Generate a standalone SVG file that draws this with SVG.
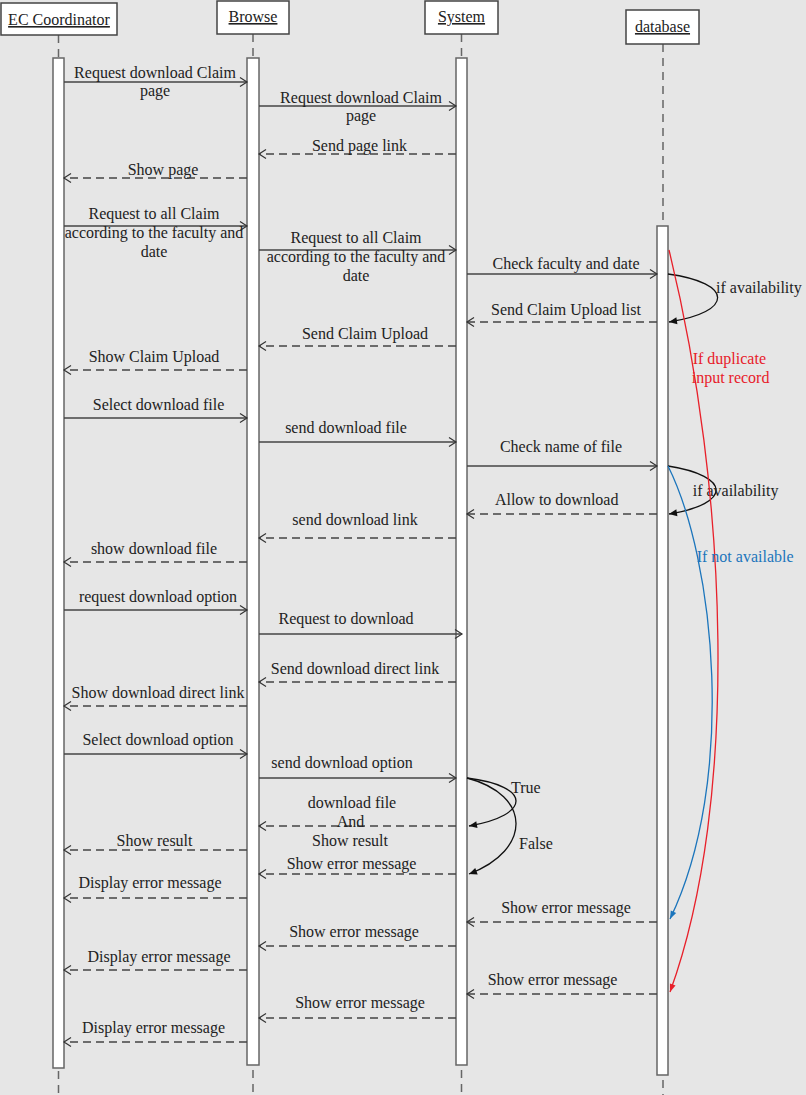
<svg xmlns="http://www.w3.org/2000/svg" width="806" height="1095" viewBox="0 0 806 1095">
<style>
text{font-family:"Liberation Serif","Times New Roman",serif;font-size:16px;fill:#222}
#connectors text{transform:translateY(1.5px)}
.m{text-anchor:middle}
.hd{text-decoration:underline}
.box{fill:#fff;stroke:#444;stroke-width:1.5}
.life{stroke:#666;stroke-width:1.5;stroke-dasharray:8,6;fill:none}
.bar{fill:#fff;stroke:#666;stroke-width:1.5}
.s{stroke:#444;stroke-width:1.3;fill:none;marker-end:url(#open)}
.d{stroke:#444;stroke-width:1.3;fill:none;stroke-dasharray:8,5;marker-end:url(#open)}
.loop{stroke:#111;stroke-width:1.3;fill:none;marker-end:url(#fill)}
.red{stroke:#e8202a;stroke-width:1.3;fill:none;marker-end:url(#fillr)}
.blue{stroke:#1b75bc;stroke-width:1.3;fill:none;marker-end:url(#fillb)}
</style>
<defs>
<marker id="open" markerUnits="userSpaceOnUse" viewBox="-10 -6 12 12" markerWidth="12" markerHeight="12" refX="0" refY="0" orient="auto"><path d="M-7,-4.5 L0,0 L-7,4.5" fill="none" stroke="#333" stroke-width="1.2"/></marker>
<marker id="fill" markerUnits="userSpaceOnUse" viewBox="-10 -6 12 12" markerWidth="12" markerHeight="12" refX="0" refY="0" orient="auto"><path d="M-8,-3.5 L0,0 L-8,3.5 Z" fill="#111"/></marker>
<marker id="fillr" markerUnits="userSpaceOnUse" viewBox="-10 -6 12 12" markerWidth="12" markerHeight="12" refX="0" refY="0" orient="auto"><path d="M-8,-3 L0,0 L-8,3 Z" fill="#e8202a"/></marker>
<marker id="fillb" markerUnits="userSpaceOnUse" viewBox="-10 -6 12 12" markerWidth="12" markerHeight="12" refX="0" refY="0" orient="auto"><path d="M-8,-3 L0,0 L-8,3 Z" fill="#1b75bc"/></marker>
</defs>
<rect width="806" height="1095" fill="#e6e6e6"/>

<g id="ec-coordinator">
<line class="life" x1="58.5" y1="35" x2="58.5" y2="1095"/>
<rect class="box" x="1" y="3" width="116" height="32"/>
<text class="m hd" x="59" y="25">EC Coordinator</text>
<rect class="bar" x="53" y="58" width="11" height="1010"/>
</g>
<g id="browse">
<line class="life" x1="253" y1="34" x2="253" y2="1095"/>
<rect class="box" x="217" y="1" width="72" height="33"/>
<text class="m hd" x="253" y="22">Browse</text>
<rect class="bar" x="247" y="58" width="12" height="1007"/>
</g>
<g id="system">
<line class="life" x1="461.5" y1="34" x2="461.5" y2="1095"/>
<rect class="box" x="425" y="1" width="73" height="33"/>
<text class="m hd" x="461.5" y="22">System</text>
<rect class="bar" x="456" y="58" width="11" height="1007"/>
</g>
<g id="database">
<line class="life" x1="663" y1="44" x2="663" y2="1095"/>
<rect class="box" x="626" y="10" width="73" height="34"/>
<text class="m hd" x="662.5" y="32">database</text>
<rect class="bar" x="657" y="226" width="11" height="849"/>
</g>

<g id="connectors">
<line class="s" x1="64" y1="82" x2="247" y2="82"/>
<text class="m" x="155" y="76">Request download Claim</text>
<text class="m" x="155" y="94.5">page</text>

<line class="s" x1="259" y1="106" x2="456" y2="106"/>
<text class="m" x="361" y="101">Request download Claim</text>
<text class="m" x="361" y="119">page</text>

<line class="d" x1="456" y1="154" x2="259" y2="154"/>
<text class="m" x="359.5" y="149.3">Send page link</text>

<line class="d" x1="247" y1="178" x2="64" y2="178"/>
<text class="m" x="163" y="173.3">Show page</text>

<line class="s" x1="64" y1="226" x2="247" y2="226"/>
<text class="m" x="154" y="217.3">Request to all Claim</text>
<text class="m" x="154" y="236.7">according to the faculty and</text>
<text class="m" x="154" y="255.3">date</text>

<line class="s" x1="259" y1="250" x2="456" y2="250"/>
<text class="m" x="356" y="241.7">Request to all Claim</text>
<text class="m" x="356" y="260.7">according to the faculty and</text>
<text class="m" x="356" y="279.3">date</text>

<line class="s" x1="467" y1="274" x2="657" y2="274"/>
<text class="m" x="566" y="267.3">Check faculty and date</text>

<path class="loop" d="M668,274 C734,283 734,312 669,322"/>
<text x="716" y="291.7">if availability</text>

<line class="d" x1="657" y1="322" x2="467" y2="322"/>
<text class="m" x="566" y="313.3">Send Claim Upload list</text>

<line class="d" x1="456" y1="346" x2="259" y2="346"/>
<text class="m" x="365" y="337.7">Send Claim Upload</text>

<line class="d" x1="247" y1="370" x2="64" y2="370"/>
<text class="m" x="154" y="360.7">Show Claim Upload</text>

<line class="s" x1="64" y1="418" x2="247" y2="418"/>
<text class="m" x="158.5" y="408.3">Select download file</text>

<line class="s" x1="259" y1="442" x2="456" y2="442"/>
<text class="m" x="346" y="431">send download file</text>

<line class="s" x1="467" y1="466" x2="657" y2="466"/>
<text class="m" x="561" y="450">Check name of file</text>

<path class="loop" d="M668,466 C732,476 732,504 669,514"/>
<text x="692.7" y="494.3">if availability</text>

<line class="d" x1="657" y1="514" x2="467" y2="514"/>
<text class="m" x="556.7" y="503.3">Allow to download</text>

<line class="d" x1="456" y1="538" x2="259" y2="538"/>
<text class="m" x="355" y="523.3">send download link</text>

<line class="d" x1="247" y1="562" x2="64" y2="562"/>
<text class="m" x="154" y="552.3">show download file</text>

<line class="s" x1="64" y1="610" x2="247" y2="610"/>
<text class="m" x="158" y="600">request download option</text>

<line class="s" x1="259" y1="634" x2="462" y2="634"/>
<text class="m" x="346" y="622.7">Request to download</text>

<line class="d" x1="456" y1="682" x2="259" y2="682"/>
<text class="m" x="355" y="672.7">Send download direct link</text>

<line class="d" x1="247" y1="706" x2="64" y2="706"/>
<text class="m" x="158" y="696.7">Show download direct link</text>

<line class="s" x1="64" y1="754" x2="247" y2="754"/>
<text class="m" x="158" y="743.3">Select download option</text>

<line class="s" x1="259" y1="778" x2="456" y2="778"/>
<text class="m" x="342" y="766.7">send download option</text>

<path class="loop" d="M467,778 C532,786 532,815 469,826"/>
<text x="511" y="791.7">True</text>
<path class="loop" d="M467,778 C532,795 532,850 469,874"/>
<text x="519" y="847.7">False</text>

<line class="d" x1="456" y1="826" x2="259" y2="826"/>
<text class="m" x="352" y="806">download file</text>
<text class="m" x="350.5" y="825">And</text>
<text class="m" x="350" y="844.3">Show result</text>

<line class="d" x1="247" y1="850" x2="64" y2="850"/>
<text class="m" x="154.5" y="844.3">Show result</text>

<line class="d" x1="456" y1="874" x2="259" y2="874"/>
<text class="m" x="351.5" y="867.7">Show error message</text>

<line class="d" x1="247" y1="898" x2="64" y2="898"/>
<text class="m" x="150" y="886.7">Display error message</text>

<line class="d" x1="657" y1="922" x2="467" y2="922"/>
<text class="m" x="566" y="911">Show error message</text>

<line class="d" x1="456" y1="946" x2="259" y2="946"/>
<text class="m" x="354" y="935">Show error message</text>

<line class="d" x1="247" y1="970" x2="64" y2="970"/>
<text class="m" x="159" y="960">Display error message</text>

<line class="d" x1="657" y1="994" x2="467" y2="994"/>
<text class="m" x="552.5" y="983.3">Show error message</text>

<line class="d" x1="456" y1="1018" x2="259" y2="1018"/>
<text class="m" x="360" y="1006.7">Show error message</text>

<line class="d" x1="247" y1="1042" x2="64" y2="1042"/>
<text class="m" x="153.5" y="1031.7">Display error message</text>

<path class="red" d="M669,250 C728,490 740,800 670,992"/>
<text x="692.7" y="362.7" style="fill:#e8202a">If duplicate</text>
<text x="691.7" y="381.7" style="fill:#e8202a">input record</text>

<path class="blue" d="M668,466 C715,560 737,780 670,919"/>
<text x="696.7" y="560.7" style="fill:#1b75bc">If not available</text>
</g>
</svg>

• **EXERCISE**
Copy each line of the data above that holds "file".

• **OUTPUT FOR THIS EXERCISE**
Generate a standalone SVG file that draws this with SVG.
<text class="m" x="158.5" y="408.3">Select download file</text>
<text class="m" x="346" y="431">send download file</text>
<text class="m" x="561" y="450">Check name of file</text>
<text class="m" x="154" y="552.3">show download file</text>
<text class="m" x="352" y="806">download file</text>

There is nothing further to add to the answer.